New buildings in the UAE
Demand and Sales Go Up
There was renewed demand for residential properties in Dubai in 2021. In June, the number of real estate deals grew by a record 173.5% year-on-year which amounted to 6388 deals. According to Property Finder, this is the highest monthly figure of the last eight years.
Buyers were interested in both finished properties and those under construction. The secondary market accounted for 62% of all deals, the remaining 38% were unfinished properties. In June 2021, 2418 unfinished properties were sold for a total price of 3.5 billion dirhams ($950 million) and 3970 finished properties were sold for a total price of 11.29 billion dirhams ($3.1 billion).
This growth was mainly due to improving economic conditions and the introduction of a new government policy of issuing long-term visas to investors and highly-skilled specialists.
Laws to Protect Buyers
Emirate authorities adopted legislation in 2021 that protected buyers of real estate. The goal of the innovations was to make the market even more appealing for new investments.
How UAE Laws Protect Real Estate Buyers:
- developers are only allowed to charge administrative fees that have been approved by the municipality; developers can only sell properties under construction on the condition that they own the developed land;
- developers are penalised if the construction end date is more than six months overdue. In the case of a more significant delay, the law allows for the withdrawal of the property and for a new developer to take over;
- there is a 10-year warranty for construction;
- property owners may form an association for real estate owners;
- if a buyer suffers a significant loss, they may cancel the deal and receive a full refund.
A new system for issuing long-term visas was introduced in 2019. It applies to foreign investors (including those who invested in property), highly-skilled specialists (doctors, scientists, inventors, and people working in the arts). Depending on the volume of investments, the visas are issued for five or 10 years and are renewed automatically.
According to a CNBC report, 2021 was a record year: the total sum of all deals amounted to $35 billion. This was the highest amount since the crisis of 2008.
Dubai Real Estate Market Overview for 2022
According to a Bloomberg report, prices for elite real estate in Dubai grew by 89% in the last 12 months.

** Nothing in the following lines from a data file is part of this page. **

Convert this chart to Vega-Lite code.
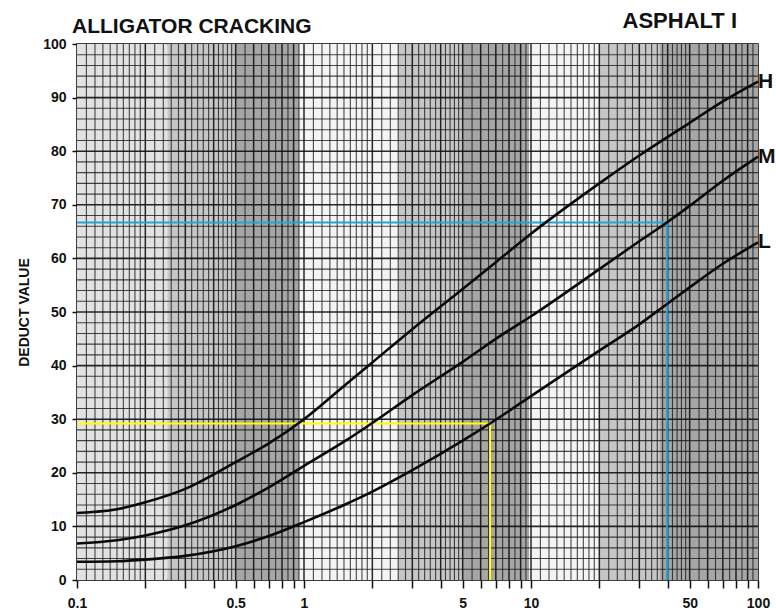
{
  "$schema": "https://vega.github.io/schema/vega-lite/v6.json",
  "width": 681,
  "height": 536,
  "autosize": {"type": "none"},
  "padding": {"left": 77, "top": 44, "right": 18, "bottom": 34},
  "background": "white",
  "config": {
    "view": {"stroke": "black", "strokeWidth": 1.5},
    "font": "Liberation Sans"
  },
  "datasets": {
    "bands": [
      {"x": 0.1, "x2": 0.25, "tone": "light"},
      {"x": 0.25, "x2": 0.5, "tone": "mid"},
      {"x": 0.5, "x2": 0.95, "tone": "dark"},
      {"x": 0.95, "x2": 2.6, "tone": "pale"},
      {"x": 2.6, "x2": 5, "tone": "mid"},
      {"x": 5, "x2": 9.8, "tone": "dark"},
      {"x": 9.8, "x2": 20, "tone": "pale"},
      {"x": 20, "x2": 37, "tone": "mid"},
      {"x": 37, "x2": 100, "tone": "dark"}
    ],
    "vminor": [
      {"v": 0.11}, {"v": 0.12}, {"v": 0.13}, {"v": 0.14}, {"v": 0.15}, {"v": 0.16}, {"v": 0.17}, {"v": 0.18}, {"v": 0.19},
      {"v": 0.22}, {"v": 0.24}, {"v": 0.26}, {"v": 0.28}, {"v": 0.32}, {"v": 0.34}, {"v": 0.36}, {"v": 0.38},
      {"v": 0.42}, {"v": 0.44}, {"v": 0.46}, {"v": 0.48}, {"v": 0.55}, {"v": 0.65}, {"v": 0.75}, {"v": 0.85}, {"v": 0.95},
      {"v": 1.1}, {"v": 1.2}, {"v": 1.3}, {"v": 1.4}, {"v": 1.5}, {"v": 1.6}, {"v": 1.7}, {"v": 1.8}, {"v": 1.9},
      {"v": 2.2}, {"v": 2.4}, {"v": 2.6}, {"v": 2.8}, {"v": 3.2}, {"v": 3.4}, {"v": 3.6}, {"v": 3.8},
      {"v": 4.2}, {"v": 4.4}, {"v": 4.6}, {"v": 4.8}, {"v": 5.5}, {"v": 6.5}, {"v": 7.5}, {"v": 8.5}, {"v": 9.5},
      {"v": 11}, {"v": 12}, {"v": 13}, {"v": 14}, {"v": 15}, {"v": 16}, {"v": 17}, {"v": 18}, {"v": 19},
      {"v": 22}, {"v": 24}, {"v": 26}, {"v": 28}, {"v": 32}, {"v": 34}, {"v": 36}, {"v": 38},
      {"v": 42}, {"v": 44}, {"v": 46}, {"v": 48}, {"v": 55}, {"v": 65}, {"v": 75}, {"v": 85}, {"v": 95}
    ],
    "vmajor": [
      {"v": 0.2}, {"v": 0.3}, {"v": 0.4}, {"v": 0.5}, {"v": 0.6}, {"v": 0.7}, {"v": 0.8}, {"v": 0.9}, {"v": 1},
      {"v": 2}, {"v": 3}, {"v": 4}, {"v": 5}, {"v": 6}, {"v": 7}, {"v": 8}, {"v": 9}, {"v": 10},
      {"v": 20}, {"v": 30}, {"v": 40}, {"v": 50}, {"v": 60}, {"v": 70}, {"v": 80}, {"v": 90}
    ],
    "hminor": [
      {"h": 2}, {"h": 4}, {"h": 6}, {"h": 8}, {"h": 12}, {"h": 14}, {"h": 16}, {"h": 18},
      {"h": 22}, {"h": 24}, {"h": 26}, {"h": 28}, {"h": 32}, {"h": 34}, {"h": 36}, {"h": 38},
      {"h": 42}, {"h": 44}, {"h": 46}, {"h": 48}, {"h": 52}, {"h": 54}, {"h": 56}, {"h": 58},
      {"h": 62}, {"h": 64}, {"h": 66}, {"h": 68}, {"h": 72}, {"h": 74}, {"h": 76}, {"h": 78},
      {"h": 82}, {"h": 84}, {"h": 86}, {"h": 88}, {"h": 92}, {"h": 94}, {"h": 96}, {"h": 98}
    ],
    "hmajor": [
      {"h": 10}, {"h": 20}, {"h": 30}, {"h": 40}, {"h": 50}, {"h": 60}, {"h": 70}, {"h": 80}, {"h": 90}
    ],
    "guides": [
      {"guide": "blue", "x": 0.1, "x2": 39.7, "y": 66.7, "y2": 66.7},
      {"guide": "blue", "x": 39.7, "x2": 39.7, "y": 0, "y2": 66.7},
      {"guide": "yellow", "x": 0.1, "x2": 6.6, "y": 29.2, "y2": 29.2},
      {"guide": "yellow", "x": 6.6, "x2": 6.6, "y": 0, "y2": 29.2}
    ],
    "curves": [
      {"curve": "H", "density": 0.1, "deduct": 12.5},
      {"curve": "H", "density": 0.15, "deduct": 13.2},
      {"curve": "H", "density": 0.2, "deduct": 14.5},
      {"curve": "H", "density": 0.3, "deduct": 17},
      {"curve": "H", "density": 0.5, "deduct": 22},
      {"curve": "H", "density": 0.7, "deduct": 25.5},
      {"curve": "H", "density": 1, "deduct": 30},
      {"curve": "H", "density": 1.5, "deduct": 36.2},
      {"curve": "H", "density": 2, "deduct": 40.6},
      {"curve": "H", "density": 3, "deduct": 46.8},
      {"curve": "H", "density": 5, "deduct": 54.3},
      {"curve": "H", "density": 7, "deduct": 59.3},
      {"curve": "H", "density": 10, "deduct": 64.6},
      {"curve": "H", "density": 20, "deduct": 74},
      {"curve": "H", "density": 30, "deduct": 79.2},
      {"curve": "H", "density": 50, "deduct": 85.3},
      {"curve": "H", "density": 70, "deduct": 89.3},
      {"curve": "H", "density": 100, "deduct": 93},
      {"curve": "M", "density": 0.1, "deduct": 6.8},
      {"curve": "M", "density": 0.15, "deduct": 7.4},
      {"curve": "M", "density": 0.2, "deduct": 8.3},
      {"curve": "M", "density": 0.3, "deduct": 10.2},
      {"curve": "M", "density": 0.5, "deduct": 14},
      {"curve": "M", "density": 0.7, "deduct": 17.3},
      {"curve": "M", "density": 1, "deduct": 21.3},
      {"curve": "M", "density": 1.5, "deduct": 25.8},
      {"curve": "M", "density": 2, "deduct": 29.3},
      {"curve": "M", "density": 3, "deduct": 34.5},
      {"curve": "M", "density": 5, "deduct": 40.7},
      {"curve": "M", "density": 7, "deduct": 45},
      {"curve": "M", "density": 10, "deduct": 49.2},
      {"curve": "M", "density": 20, "deduct": 58},
      {"curve": "M", "density": 30, "deduct": 63.2},
      {"curve": "M", "density": 39.7, "deduct": 66.7},
      {"curve": "M", "density": 50, "deduct": 69.8},
      {"curve": "M", "density": 70, "deduct": 74.5},
      {"curve": "M", "density": 100, "deduct": 79},
      {"curve": "L", "density": 0.1, "deduct": 3.4},
      {"curve": "L", "density": 0.15, "deduct": 3.5},
      {"curve": "L", "density": 0.2, "deduct": 3.8},
      {"curve": "L", "density": 0.3, "deduct": 4.5},
      {"curve": "L", "density": 0.5, "deduct": 6.3},
      {"curve": "L", "density": 0.7, "deduct": 8.2},
      {"curve": "L", "density": 1, "deduct": 10.8},
      {"curve": "L", "density": 1.5, "deduct": 14},
      {"curve": "L", "density": 2, "deduct": 16.5},
      {"curve": "L", "density": 3, "deduct": 20.5},
      {"curve": "L", "density": 5, "deduct": 26},
      {"curve": "L", "density": 6.6, "deduct": 29.2},
      {"curve": "L", "density": 10, "deduct": 34.3},
      {"curve": "L", "density": 20, "deduct": 42.8},
      {"curve": "L", "density": 30, "deduct": 47.7},
      {"curve": "L", "density": 40, "deduct": 51.6},
      {"curve": "L", "density": 50, "deduct": 54.6},
      {"curve": "L", "density": 70, "deduct": 59},
      {"curve": "L", "density": 100, "deduct": 63}
    ],
    "endlabels": [
      {"curve": "H", "density": 100, "deduct": 93},
      {"curve": "M", "density": 100, "deduct": 79},
      {"curve": "L", "density": 100, "deduct": 63}
    ],
    "headers": [
      {"label": "ALLIGATOR CRACKING", "density": 0.1, "deduct": 100, "side": "left"},
      {"label": "ASPHALT I", "density": 100, "deduct": 100, "side": "right"}
    ]
  },
  "layer": [
    {
      "data": {"name": "bands"},
      "mark": {"type": "rect"},
      "encoding": {
        "x": {"field": "x", "type": "quantitative"},
        "x2": {"field": "x2"},
        "fill": {"field": "tone", "type": "nominal", "scale": {"domain": ["pale", "light", "mid", "dark"], "range": ["#f4f4f4", "#e2e2e2", "#c6c6c6", "#a6a6a6"]}, "legend": null}
      }
    },
    {
      "data": {"name": "vminor"},
      "mark": {"type": "rule", "color": "#1a1a1a", "strokeWidth": 1.1, "opacity": 0.8},
      "encoding": {"x": {"field": "v", "type": "quantitative"}}
    },
    {
      "data": {"name": "vmajor"},
      "mark": {"type": "rule", "color": "#111", "strokeWidth": 1.5, "opacity": 0.9},
      "encoding": {"x": {"field": "v", "type": "quantitative"}}
    },
    {
      "data": {"name": "hminor"},
      "mark": {"type": "rule", "color": "#1a1a1a", "strokeWidth": 1.1, "opacity": 0.8},
      "encoding": {"y": {"field": "h", "type": "quantitative"}}
    },
    {
      "data": {"name": "hmajor"},
      "mark": {"type": "rule", "color": "#111", "strokeWidth": 1.6, "opacity": 0.9},
      "encoding": {"y": {"field": "h", "type": "quantitative"}}
    },
    {
      "data": {"name": "guides"},
      "mark": {"type": "rule", "strokeWidth": 2},
      "encoding": {
        "x": {"field": "x", "type": "quantitative"},
        "x2": {"field": "x2"},
        "y": {"field": "y", "type": "quantitative"},
        "y2": {"field": "y2"},
        "stroke": {"field": "guide", "type": "nominal", "scale": {"domain": ["blue", "yellow"], "range": ["#22a4da", "#ffff00"]}, "legend": null}
      }
    },
    {
      "data": {"name": "curves"},
      "mark": {"type": "line", "color": "#0a0a0a", "strokeWidth": 2.6, "interpolate": "monotone"},
      "encoding": {
        "x": {
          "field": "density", "type": "quantitative",
          "scale": {"type": "log", "domain": [0.1, 100]},
          "axis": {
            "title": null,
            "values": [0.1, 0.2, 0.3, 0.4, 0.5, 0.6, 0.7, 0.8, 0.9, 1, 2, 3, 4, 5, 6, 7, 8, 9, 10, 20, 30, 40, 50, 60, 70, 80, 90, 100],
            "format": "~g",
            "labelExpr": "indexof([0.1, 0.5, 1, 5, 10, 50, 100], datum.value) >= 0 ? datum.label : ''",
            "labelOverlap": false,
            "labelFlush": false,
            "domain": false,
            "grid": false,
            "tickSize": 8,
            "tickWidth": 1.5,
            "tickColor": "#111",
            "labelPadding": 8,
            "labelFont": "Liberation Sans",
            "labelFontWeight": "bold",
            "labelFontSize": 14,
            "labelColor": "#111"
          }
        },
        "y": {
          "field": "deduct", "type": "quantitative",
          "scale": {"domain": [0, 100], "nice": false},
          "axis": {
            "title": "DEDUCT VALUE",
            "values": [0, 10, 20, 30, 40, 50, 60, 70, 80, 90, 100],
            "domain": false,
            "grid": false,
            "tickSize": 5,
            "tickWidth": 1.5,
            "tickColor": "#111",
            "labelPadding": 6,
            "labelFont": "Liberation Sans",
            "labelFontWeight": "bold",
            "labelFontSize": 14,
            "labelColor": "#111",
            "titleFont": "Liberation Sans",
            "titleFontWeight": "bold",
            "titleFontSize": 14,
            "titleColor": "#111",
            "titlePadding": 11
          }
        },
        "detail": {"field": "curve", "type": "nominal"}
      }
    },
    {
      "data": {"name": "endlabels"},
      "mark": {"type": "text", "align": "left", "baseline": "middle", "dx": 0, "font": "Liberation Sans", "fontWeight": "bold", "fontSize": 21, "color": "#111"},
      "encoding": {
        "x": {"field": "density", "type": "quantitative"},
        "y": {"field": "deduct", "type": "quantitative"},
        "text": {"field": "curve", "type": "nominal"}
      }
    },
    {
      "data": {"name": "headers"},
      "transform": [{"filter": "datum.side == 'left'"}],
      "mark": {"type": "text", "align": "left", "baseline": "alphabetic", "dx": -5, "dy": -11, "font": "Liberation Sans", "fontWeight": "bold", "fontSize": 21, "color": "#111"},
      "encoding": {
        "x": {"field": "density", "type": "quantitative"},
        "y": {"field": "deduct", "type": "quantitative"},
        "text": {"field": "label", "type": "nominal"}
      }
    },
    {
      "data": {"name": "headers"},
      "transform": [{"filter": "datum.side == 'right'"}],
      "mark": {"type": "text", "align": "right", "baseline": "alphabetic", "dx": -21, "dy": -16, "font": "Liberation Sans", "fontWeight": "bold", "fontSize": 22, "color": "#111"},
      "encoding": {
        "x": {"field": "density", "type": "quantitative"},
        "y": {"field": "deduct", "type": "quantitative"},
        "text": {"field": "label", "type": "nominal"}
      }
    }
  ]
}
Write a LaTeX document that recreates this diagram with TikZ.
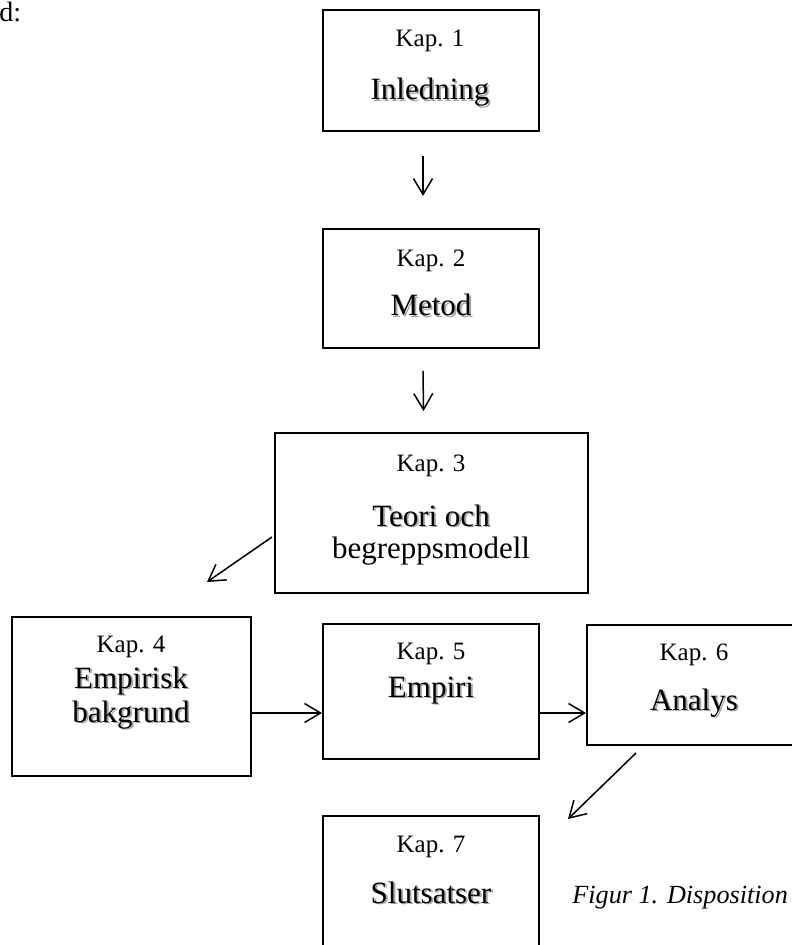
\documentclass[tikz,border=0pt]{standalone}
\usepackage{fontspec}
\setmainfont{Liberation Serif}
\usetikzlibrary{arrows.meta}
\newcommand{\shadowed}[1]{\makebox[0pt][l]{\hspace{0.9pt}\raisebox{-0.9pt}{\textcolor{black!35}{#1}}}#1}

\begin{document}
\begin{tikzpicture}[x=0.5pt, y=-0.5pt,
    chap/.style={draw, line width=1pt, inner sep=0pt},
    kap/.style={font=\fontsize{12.5}{15}\selectfont, inner sep=0pt, anchor=base},
    title/.style={font=\fontsize{15.5}{18}\selectfont, inner sep=0pt, anchor=base},
    arr/.style={line width=0.75pt, -{Straight Barb[length=8pt,width=9.5pt]}}]
        \useasboundingbox (0,0) rectangle (791,945);
        \node[kap, anchor=base west, font=\fontsize{14}{16}\selectfont] (intro) at (-1,22) {d:};
        \node[chap, minimum width=108pt, minimum height=60.5pt] (k1) at (431,70.5) {};
        \node[chap, minimum width=108pt, minimum height=59.5pt] (k2) at (431,288.5) {};
        \node[chap, minimum width=156.5pt, minimum height=80pt] (k3) at (431.5,513) {};
        \node[chap, minimum width=119.5pt, minimum height=79.5pt] (k4) at (131.5,696.5) {};
        \node[chap, minimum width=108pt, minimum height=67.5pt] (k5) at (431,691.5) {};
        \node[chap, minimum width=107pt, minimum height=60pt] (k6) at (694,685) {};
        \node[chap, minimum width=108pt, minimum height=72pt] (k7) at (431,888) {};
        \foreach \n/\x/\y in {1/430/47, 2/431/267, 3/431/471, 4/131/652, 5/431/659, 6/694/660, 7/431/852} {
          \node[kap] (kap\n) at (\x,\y) {Kap. \n};
        }
        \node[title] (inledning) at (430,100) {\shadowed{Inledning}};
        \node[title] (metod) at (431,316) {\shadowed{Metod}};
        \node[title] (teori) at (431,526) {\shadowed{Teori och}};
        \node[title] (begrepp) at (431,558) {begreppsmodell};
        \node[title] (empirisk) at (131,688) {\shadowed{Empirisk}};
        \node[title] (bakgrund) at (131,722) {\shadowed{bakgrund}};
        \node[title] (empiri) at (431,697) {\shadowed{Empiri}};
        \node[title] (analys) at (694,710) {\shadowed{Analys}};
        \node[title] (slutsatser) at (431,903) {\shadowed{Slutsatser}};
        \node[kap, anchor=base west, font=\fontsize{13.1}{16}\selectfont\itshape] (figur) at (572,903) {Figur 1. Disposition};
        \draw[arr] ([xshift=-4pt,yshift=-12pt]k1.south) -- ([xshift=-4pt,yshift=16pt]k2.north);
        \draw[arr] ([xshift=-4pt,yshift=-11pt]k2.south) -- ([xshift=-4pt,yshift=10.5pt]k3.north);
        \draw[arr] ([xshift=-1pt,yshift=-12pt]k3.west) -- ([xshift=37.75pt,yshift=17pt]k4.north);
        \draw[arr] ([yshift=-8.25pt]k4.east) -- ([yshift=-8.25pt]k4.east -| k5.west);
        \draw[arr] ([yshift=-10.75pt]k5.east) -- ([yshift=-10.75pt]k5.east -| k6.west);
        \draw[arr] ([xshift=-29pt,yshift=-3.5pt]k6.south) -- ([xshift=14pt,yshift=-2pt]k7.north east);
      \end{tikzpicture}
\end{document}
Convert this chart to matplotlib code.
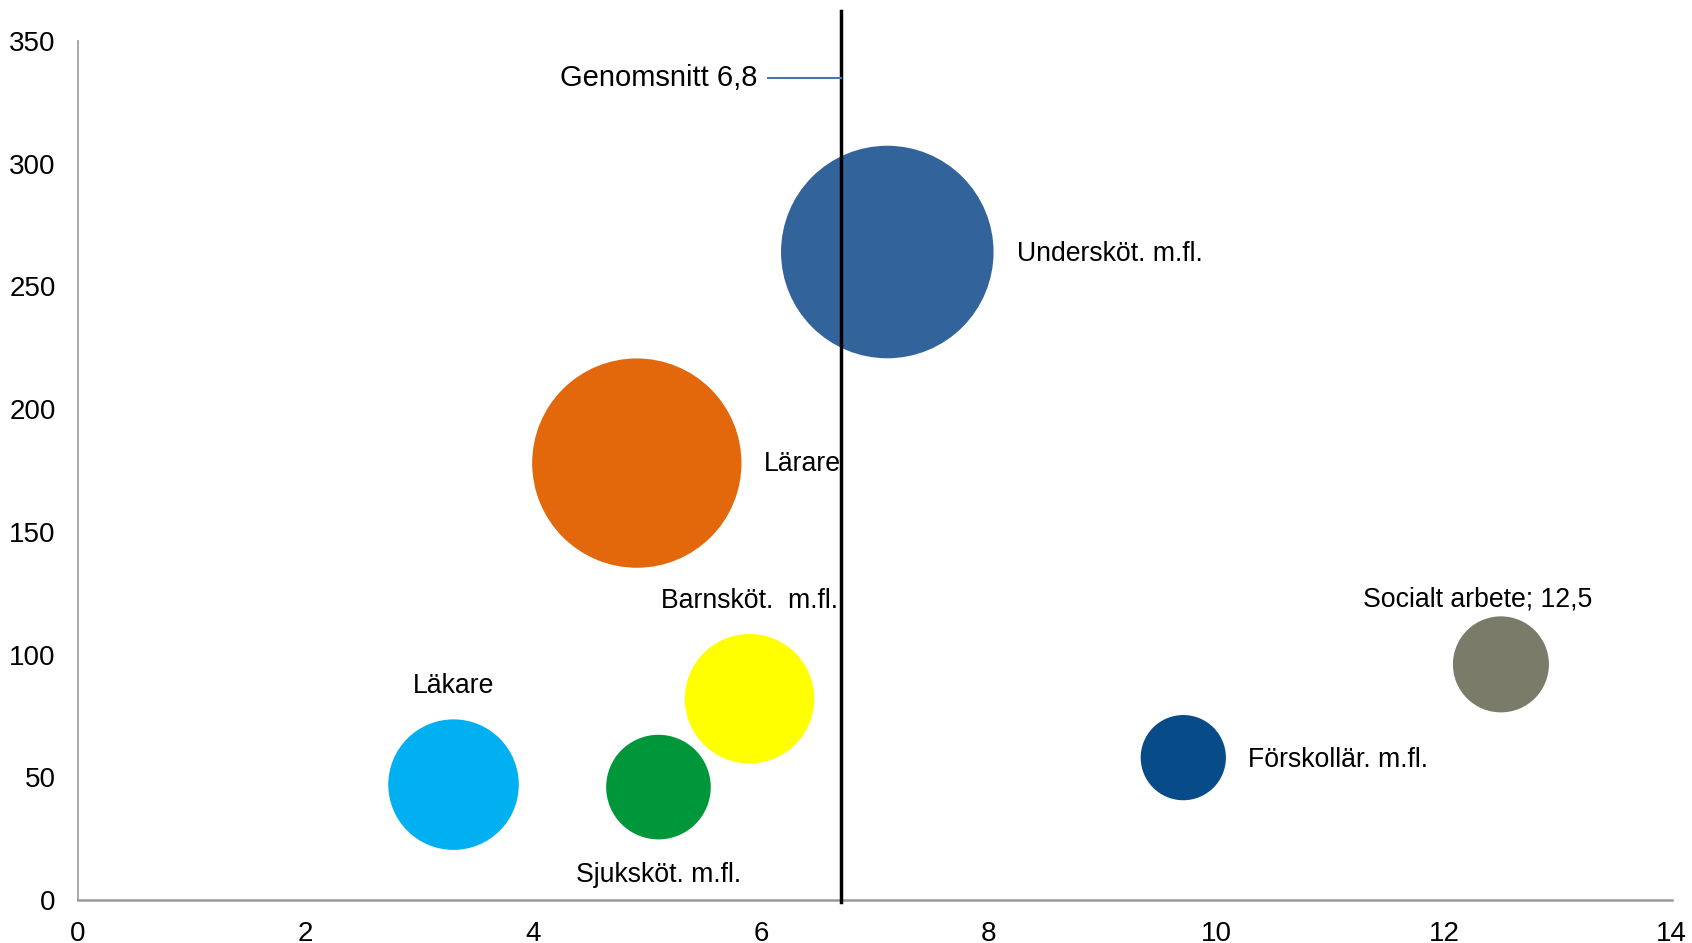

The prices more than doubled in the most sought-after neighbourhoods, such as Palm Jumeirah, Jumeirah Bay and Emirates Hills. In June, for example, a villa in Palm Jumeirah was sold for a record $82 million. Arabian Business data showed that real estate revenue in Dubai in September crossed the mark of $325 million in two days: 386 properties were sold, of which 341 were apartments and villas in luxurious closed complexes in different parts of the emirate’s capital.
The cost of elite Dubai real estate keeps growing: in the third quarter of 2022, prices surged by 29%. That was caused by a constant influx of wealthy foreigners who tend to settle in the best neighbourhoods. An important role was played by Russian citizens who moved to Dubai to hold onto their assets.
What’s in Store for the Real Estate Market in 2023
Forecasts for 2023 vary. Some believe that the boom might soon end. According to a survey conducted by Reuters, residential property prices in Dubai may drop by 3% in 2023. Other researchers believe that market growth will slow down. The prices will keep growing but the growth figures will settle at around 4.5% and 3.0% in 2023 and 2024 respectively. The market is expected to stabilise and provide investors with good protection against inflation.
In a Nutshell
There are no indicators that the Dubai real estate market will collapse. Even if price growth slows down, or if prices decrease slightly, this will not have any significant impact on the situation. Stable demand and continuous efforts from the authorities to keep clients interested in local real estate will perpetuate a favourable investment climate in the emirate.